The main worry is whether paying out 90 per cent of earnings leaves enough buffer if something goes wrong. On the surface, it may seem high. However, the cash flow picture looks much stronger; the cash flow payout ratio is only around 35 per cent, so the dividend is well covered.

The regulated network revenue also gives the business steady and predictable income, something many companies do not have. The real risk would be if coal volumes fall faster than the Bulk division can grow to balance it, but so far that shift seems to be moving in the right direction.

The Investor’s Takeaway for Aurizon

Analyst consensus sits at Hold with an average target of around A$3.40. After the recent rally, the stock has already pushed past that mark, limiting capital gains upside from here.

However, the total return story looks more attractive.

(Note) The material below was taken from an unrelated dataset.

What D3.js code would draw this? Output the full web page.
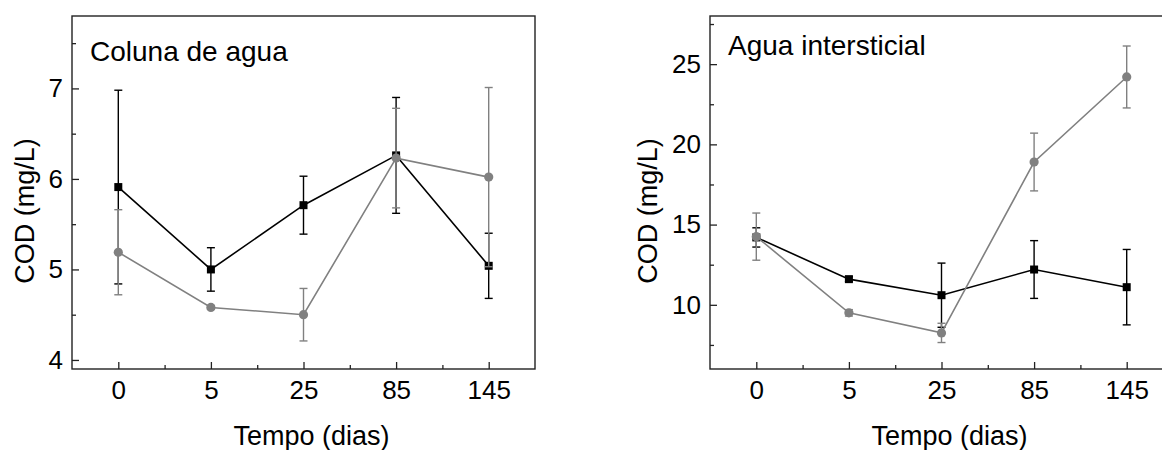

A yield above 5 per cent, 90% franked, along with an active share buyback, gives income investors a solid place to park their money while defensive stocks remain popular. That said, we would not rush to buy at A$3.84. Investors who wait for a pullback to around A$3.50-A$3.60 could secure a yield closer to 6.5 per cent and gain a better margin of safety.

The key medium-term risk to watch is coal. Demand for thermal coal is likely to weaken over time, and the company needs the Bulk division’s strong 39 per cent growth to continue. If that growth holds, the dividend story remains strong. If not, the generous 90 per cent payout ratio could face pressure.